Calaveras (skulls) are a traditional offering to the god of the
underworld, Mictlantecuhtli, to assure safe passage for the
deceased. Whether painted on faces or made of sugar or
clay, skulls are a ubiquitous Day of the Dead motif, and indispensable elements of an ofrenda representing both death and the sweetness of life. Sugar skulls often include the name of the deceased on the forehead.


No ofrenda is complete without at least one personal item
representing the deceased. Photographs, an article of clothing or jewelry—anything to make the dearly departed feel at home and comfortable. Be creative and have fun, we love this tradition as it creates the space to celebrate life and those that are no longer with us. Make it yours!


Pan de Muerto (Bread of the Dead), a sweet bread resembling a pile of bones in the shape of a cross, usually has a spot at the top of the ofrenda signaling the generosity of the host. The bread it meant to nourish the dead after a long, weary journey. Topped with sugar, sesame seeds or butter, pan de muerto come with a variety of fillings, including cajeta (caramel usually made of sweetened goat’s milk), chocolate, and nata (cream). Here’s a link to one of our favorite pan de muerto recipes.
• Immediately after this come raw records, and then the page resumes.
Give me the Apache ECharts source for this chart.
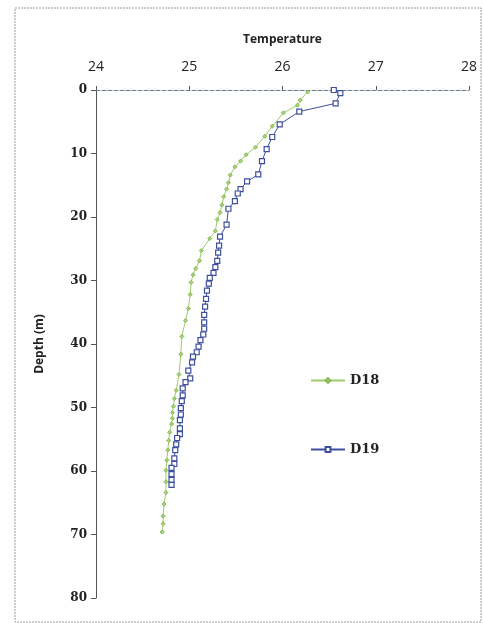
<!DOCTYPE html>
<html>
<head>
<meta charset="utf-8">
<script src="https://cdn.jsdelivr.net/npm/echarts@6/dist/echarts.min.js"></script>
<style>
  html, body { margin: 0; padding: 0; background: #fff; }
  #chart { width: 484px; height: 623px; }
</style>
</head>
<body>
<div id="chart"></div>
<script>
    // temperature / depth profiles
    var d18Temp = [26.27, 26.19, 26.16, 26.01, 25.89, 25.81, 25.71, 25.61, 25.55, 25.49, 25.44, 25.42, 25.40, 25.37, 25.35, 25.33, 25.30, 25.28, 25.22, 25.13, 25.11, 25.07, 25.04, 25.02, 25.01, 24.99, 24.96, 24.92, 24.91, 24.89, 24.86, 24.84, 24.83, 24.82, 24.82, 24.81, 24.79, 24.78, 24.77, 24.76, 24.75, 24.75, 24.75, 24.73, 24.72, 24.72, 24.71];
    var d18Depth = [0.3, 1.6, 2.4, 3.6, 5.7, 7.3, 9.0, 10.2, 11.2, 12.1, 13.4, 14.6, 15.6, 16.8, 18.1, 19.3, 20.4, 22.2, 23.4, 25.3, 26.9, 28.1, 29.1, 30.3, 32.2, 34.4, 36.3, 38.8, 41.6, 44.8, 47.3, 48.6, 49.8, 50.8, 51.7, 52.6, 53.9, 55.2, 56.7, 58.3, 59.9, 61.7, 63.4, 65.2, 67.1, 68.3, 69.6];

    var d19Temp = [26.55, 26.62, 26.57, 26.18, 25.97, 25.89, 25.83, 25.78, 25.74, 25.62, 25.55, 25.52, 25.49, 25.42, 25.40, 25.33, 25.32, 25.31, 25.30, 25.28, 25.26, 25.22, 25.21, 25.19, 25.18, 25.17, 25.16, 25.16, 25.16, 25.15, 25.12, 25.10, 25.08, 25.04, 25.03, 24.99, 25.01, 24.96, 24.93, 24.93, 24.92, 24.91, 24.91, 24.90, 24.90, 24.90, 24.87, 24.86, 24.85, 24.84, 24.84, 24.81, 24.81, 24.81, 24.81];
    var d19Depth = [0, 0.5, 2.1, 3.4, 5.4, 7.4, 9.3, 11.2, 13.3, 14.4, 15.6, 16.3, 17.5, 18.7, 21.2, 23.1, 24.5, 25.6, 26.9, 27.9, 28.8, 29.6, 30.5, 31.6, 32.9, 34.1, 35.4, 36.6, 37.6, 38.5, 39.4, 40.4, 41.3, 42.0, 42.9, 44.2, 45.4, 46.0, 47.0, 48.1, 49.0, 50.1, 51.1, 52.0, 53.3, 54.2, 54.8, 55.8, 56.7, 58.0, 58.9, 59.5, 60.5, 61.4, 62.2];

    var tempTicks = [24, 25, 26, 27, 28];
    var depthTicks = [0, 10, 20, 30, 40, 50, 60, 70, 80];

    function pairs(xs, ys) {
        return xs.map(function (x, i) { return [x, ys[i]]; });
    }

    var myChart = echarts.init(document.getElementById('chart'));
    myChart.setOption({
        animation: false,
        backgroundColor: '#fff',
        graphic: [{
            type: 'rect',
            shape: {x: 15, y: 8, width: 466, height: 614},
            style: {fill: 'none', stroke: '#9a9a9a', lineWidth: 1, lineDash: [2, 1]}
        }],
        grid: {left: 96, right: 15, top: 90, bottom: 25},
        legend: {
            orient: 'vertical',
            left: 305,
            top: 369,
            itemGap: 56,
            itemWidth: 34,
            itemHeight: 6,
            textStyle: {fontFamily: 'DejaVu Serif', fontWeight: 'bold', fontSize: 13, color: '#222'},
            data: ['D18', 'D19']
        },
        xAxis: {
            type: 'value',
            position: 'top',
            min: tempTicks[0],
            max: tempTicks[tempTicks.length - 1],
            interval: 1,
            name: 'Temperature',
            nameLocation: 'middle',
            nameGap: 44,
            nameTextStyle: {fontFamily: 'Open Sans', fontWeight: 'bold', fontSize: 12, color: '#222'},
            axisLine: {show: true, lineStyle: {color: '#6b7a8c', type: 'dashed', width: 1}},
            axisTick: {show: true, inside: false, length: 4, lineStyle: {color: '#555'}},
            axisLabel: {margin: 16, fontFamily: 'Open Sans', fontSize: 14, color: '#222'},
            splitLine: {show: false}
        },
        yAxis: {
            type: 'value',
            inverse: true,
            min: depthTicks[0],
            max: depthTicks[depthTicks.length - 1],
            interval: 10,
            name: 'Depth (m)',
            nameLocation: 'middle',
            nameGap: 50,
            nameRotate: 90,
            nameTextStyle: {fontFamily: 'Open Sans', fontWeight: 'bold', fontSize: 12, color: '#222'},
            axisLine: {show: true, lineStyle: {color: '#555', width: 1}},
            axisTick: {show: true, length: 5, lineStyle: {color: '#555'}},
            axisLabel: {margin: 9, fontFamily: 'DejaVu Serif', fontWeight: 'bold', fontSize: 12, color: '#222'},
            splitLine: {show: false}
        },
        series: [
            {
                name: 'D18',
                type: 'line',
                data: pairs(d18Temp, d18Depth),
                symbol: 'diamond',
                symbolSize: 4,
                lineStyle: {color: '#9ccc6a', width: 1},
                itemStyle: {color: '#a8d47a', borderColor: '#86b852', borderWidth: 1}
            },
            {
                name: 'D19',
                type: 'line',
                data: pairs(d19Temp, d19Depth),
                symbol: 'rect',
                symbolSize: 5,
                lineStyle: {color: '#3d4f9e', width: 1},
                itemStyle: {color: '#fff', borderColor: '#3d4f9e', borderWidth: 1.2}
            }
        ]
    });

    window.onresize = function () {
        myChart.resize();
    };
</script>
</body>
</html>
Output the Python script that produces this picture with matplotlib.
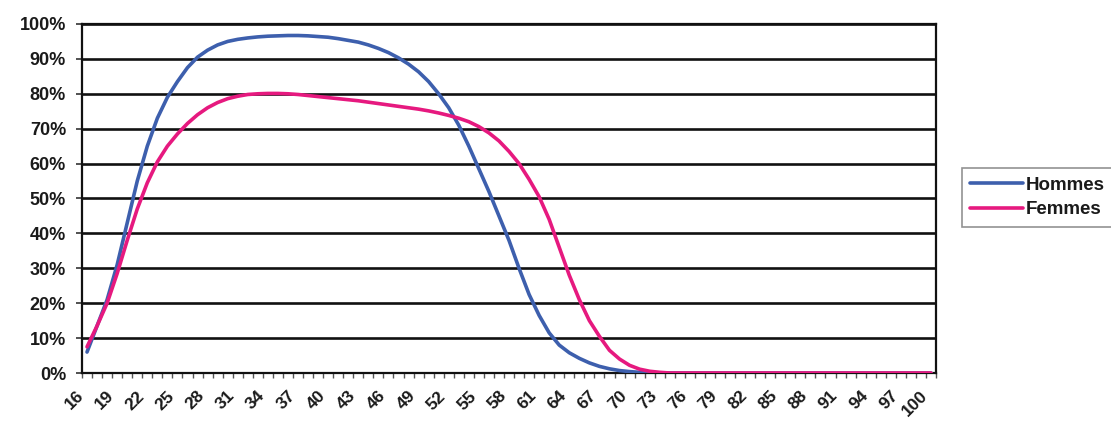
import matplotlib
matplotlib.use("Agg")
import matplotlib.pyplot as plt
from matplotlib.ticker import FixedLocator, FuncFormatter

# Ages 16..100 (one category per year)
ages = list(range(16, 101))

# Share by age (%)
hommes = [
    6, 13.5, 21, 31, 43, 55, 65, 73, 79, 83.5,             # 16-25
    87.5, 90.5, 92.5, 94, 95, 95.6, 96, 96.3, 96.5, 96.6,  # 26-35
    96.7, 96.7, 96.6, 96.4, 96.2, 95.8, 95.3, 94.8, 94, 93,  # 36-45
    91.8, 90.3, 88.5, 86.3, 83.5, 80, 76, 71, 65, 58.5,    # 46-55
    52, 45, 38, 30, 22.5, 16.5, 11.5, 8, 5.8, 4.2,         # 56-65
    2.9, 1.9, 1.2, 0.7, 0.4, 0.2, 0.1, 0, 0, 0,            # 66-75
] + [0] * 25                                              # 76-100

femmes = [
    7.5, 13.5, 20, 28.5, 38, 47, 54.5, 60.5, 65, 68.5,     # 16-25
    71.5, 74, 76, 77.5, 78.6, 79.3, 79.8, 80, 80.1, 80.1,  # 26-35
    80, 79.8, 79.5, 79.2, 78.9, 78.6, 78.3, 78, 77.6, 77.2,  # 36-45
    76.8, 76.4, 76, 75.6, 75.1, 74.5, 73.8, 73, 72, 70.6,  # 46-55
    68.8, 66.5, 63.5, 60, 55.5, 50.5, 44, 36, 28, 21,      # 56-65
    15, 10.5, 6.5, 4, 2.2, 1.1, 0.5, 0.2, 0, 0,            # 66-75
] + [0] * 25                                              # 76-100

y_ticks = list(range(0, 101, 10))
label_ages = list(range(16, 101, 3))

fig = plt.figure(figsize=(11.11, 4.23), dpi=100, facecolor="white")
ax = fig.add_axes([0.0738, 0.1182, 0.7687, 0.8251])

x = list(range(len(ages)))
ax.plot(x, hommes, color="#3d5fad", linewidth=2.6, label="Hommes", zorder=3,
        solid_capstyle="round", solid_joinstyle="round")
ax.plot(x, femmes, color="#e6197f", linewidth=2.6, label="Femmes", zorder=4,
        solid_capstyle="round", solid_joinstyle="round")

ax.set_xlim(-0.5, len(ages) - 0.5)
ax.set_ylim(0, 100)

# Y axis
ax.set_yticks(y_ticks)
ax.yaxis.set_major_formatter(FuncFormatter(lambda v, p: f"{int(v)}%"))
ax.tick_params(axis="y", direction="out", length=4.5, width=1.2, pad=7,
               labelsize=13, color="#333333")
for lab in ax.get_yticklabels():
    lab.set_fontweight("bold")
    lab.set_fontfamily("Liberation Sans")
    lab.set_color("#1a1a1a")
ax.grid(axis="y", color="#111111", linewidth=1.9, zorder=1)

# X axis: labels every 3 years, small ticks at category boundaries
idx_labels = [ages.index(a) for a in label_ages]
ax.set_xticks(idx_labels)
ax.set_xticklabels([str(a) for a in label_ages], rotation=45, ha="right",
                   fontsize=12.5, fontweight="bold", family="Liberation Sans",
                   color="#1a1a1a")
ax.tick_params(axis="x", length=0, pad=11)
ax.xaxis.set_minor_locator(FixedLocator([i - 0.5 for i in range(len(ages) + 1)]))
ax.tick_params(axis="x", which="minor", direction="out", length=3.5, width=1,
               color="#555555")

for spine in ax.spines.values():
    spine.set_color("#111111")
    spine.set_linewidth(1.6)

leg = fig.legend(loc="upper left", bbox_to_anchor=(962 / 1111, 1 - 168 / 423),
                 fontsize=13.5, frameon=True, fancybox=False, edgecolor="#777777",
                 handlelength=2.8, handletextpad=0.15, borderpad=0.45,
                 labelspacing=0.4, borderaxespad=0)
leg.get_frame().set_linewidth(1.2)
for t in leg.get_texts():
    t.set_fontfamily("Liberation Sans")
    t.set_fontweight("bold")
    t.set_color("#1a1a1a")

fig.savefig("out.png", dpi=100, facecolor="white")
The flames of white candles represent hope and faith, and
light the way for the dead. You can place them throughout
your ofrenda, or place them in the shape of a cross to signify
north, south, east, and west, which helps the souls orient
themselves and find their way to your ofrenda. Copal incense is burned as an offering, with the rising smoke taking the prayers to the gods, and to cleanse the air in your home, allowing the spirits to enter without difficulty.